I wrote this function to return a array as in matlab inpolygon function. But this will return only the points that are inside the given polygon. You can't find the points in the edge of the polygon with this function.
import numpy as np
from matplotlib import path
def inpolygon(xq, yq, xv, yv):
shape = xq.shape
xq = xq.reshape(-1)
yq = yq.reshape(-1)
xv = xv.reshape(-1)
yv = yv.reshape(-1)
q = [(xq[i], yq[i]) for i in range(xq.shape[0])]
p = path.Path([(xv[i], yv[i]) for i in range(xv.shape[0])])
return p.contains_points(q).reshape(shape)
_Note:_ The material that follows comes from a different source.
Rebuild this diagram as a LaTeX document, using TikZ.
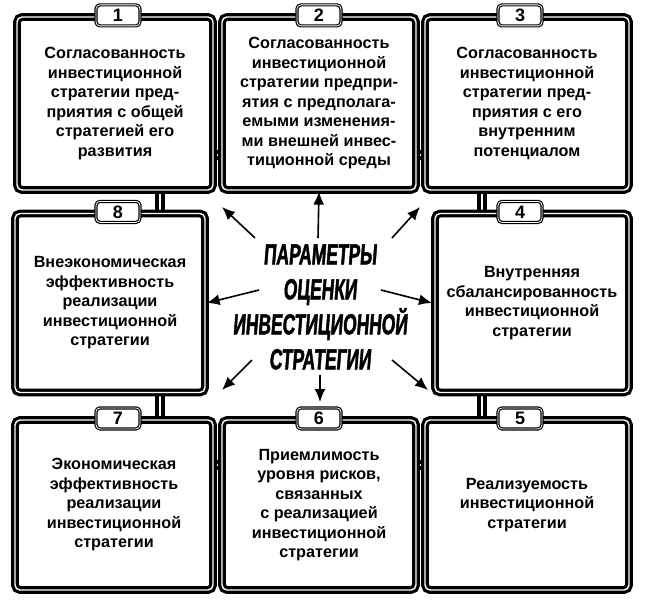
\documentclass[tikz,border=0pt]{standalone}
\usepackage{fontspec}
\setmainfont{Liberation Sans}
\newfontfamily\narrowfont[FakeStretch=0.6,FakeSlant=0.08,FakeBold=1.5]{Liberation Sans}
\usetikzlibrary{arrows.meta}

\begin{document}
\begin{tikzpicture}[x=1pt,y=-1pt,thick,
    box/.style={draw,line width=3.2pt,double=white,double distance=1.4pt,rounded corners=5pt,fill=white,
        align=center,font=\fontsize{16.2}{19.5}\selectfont\bfseries,inner sep=4pt},
    tab/.style={draw,line width=1.2pt,double=white,double distance=0.8pt,rounded corners=4pt,fill=white,
        minimum width=44pt,minimum height=21pt,inner sep=0pt,font=\fontsize{18}{18}\selectfont\bfseries},
    link/.style={draw,line width=4pt,double=white,double distance=1.6pt},
    ray/.style={-{Latex[length=13pt,width=11pt]},line width=1.6pt}]
    \useasboundingbox (0,0) rectangle (645,602);

    % links behind the boxes
    \draw[link] (160,100) -- (160,500);
    \draw[link] (482,100) -- (482,500);
    \draw[link] (110,155) -- (530,155);
    \draw[link] (110,465) -- (530,465);

    \node[box,minimum width=196pt,minimum height=173pt] (b1) at (115,103.5) {Согласованность\\инвестиционной\\стратегии пред-\\приятия с общей\\стратегией его\\развития};
    \node[box,minimum width=194pt,minimum height=173pt] (b2) at (319,103.5) {Согласованность\\инвестиционной\\стратегии предпри-\\ятия с предполага-\\емыми изменения-\\ми внешней инвес-\\тиционной среды};
    \node[box,minimum width=204pt,minimum height=173pt] (b3) at (527,103.5) {Согласованность\\инвестиционной\\стратегии пред-\\приятия с его\\внутренним\\потенциалом};
    \node[box,minimum width=190pt,minimum height=179pt] (b8) at (110,303) {Внеэкономическая\\эффективность\\реализации\\инвестиционной\\стратегии};
    \node[box,minimum width=194pt,minimum height=179pt] (b4) at (532,303) {Внутренняя\\сбалансированность\\инвестиционной\\стратегии};
    \node[box,minimum width=198pt,minimum height=170pt] (b7) at (114,505) {Экономическая\\эффективность\\реализации\\инвестиционной\\стратегии};
    \node[box,minimum width=194pt,minimum height=170pt] (b6) at (319,505) {Приемлимость\\уровня рисков,\\связанных\\с реализацией\\инвестиционной\\стратегии};
    \node[box,minimum width=204pt,minimum height=170pt] (b5) at (527,505) {Реализуемость\\инвестиционной\\стратегии};

    \foreach \b/\n/\dx in {b1/1/3,b2/2/0,b3/3/-7,b4/4/-12,b5/5/-7,b6/6/0,b7/7/4,b8/8/8}
        \node[tab] (t\n) at ([xshift=\dx pt]\b.north) {\n};

    \node[align=center,font=\narrowfont\fontsize{29}{35}\selectfont\bfseries] (c) at (320,307)
        {ПАРАМЕТРЫ\\ОЦЕНКИ\\ИНВЕСТИЦИОННОЙ\\СТРАТЕГИИ};

    \coordinate (cn) at (318,238);
    \coordinate (cs) at (320,375);
    \draw[ray] (cn) -- (t2 |- b2.south);
    \draw[ray] (255,238) -- (222,207);
    \draw[ray] (392,238) -- (420,207);
    \draw[ray] (c.west) ++(30,-17) -- (b8.east);
    \draw[ray] (c.east) ++(-30,-17) -- (b4.east -| 432,0);
    \draw[ray] (252,360) -- (222,390);
    \draw[ray] (392,360) -- (428,390);
    \draw[ray] (cs) -- (320,402);
\end{tikzpicture}
\end{document}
You can call the function as:
xv = np.array([0.5,0.2,1.0,0,0.8,0.5])
yv = np.array([1.0,0.1,0.7,0.7,0.1,1])
xq = np.array([0.1,0.5,0.9,0.2,0.4,0.5,0.5,0.9,0.6,0.8,0.7,0.2])
yq = np.array([0.4,0.6,0.9,0.7,0.3,0.8,0.2,0.4,0.4,0.6,0.2,0.6])
print(inpolygon(xq, yq, xv, yv))
As in the matlab documentation this function,
returns in indicating if the query points specified by xq and yq are inside or on the edge of the polygon area defined by xv and yv.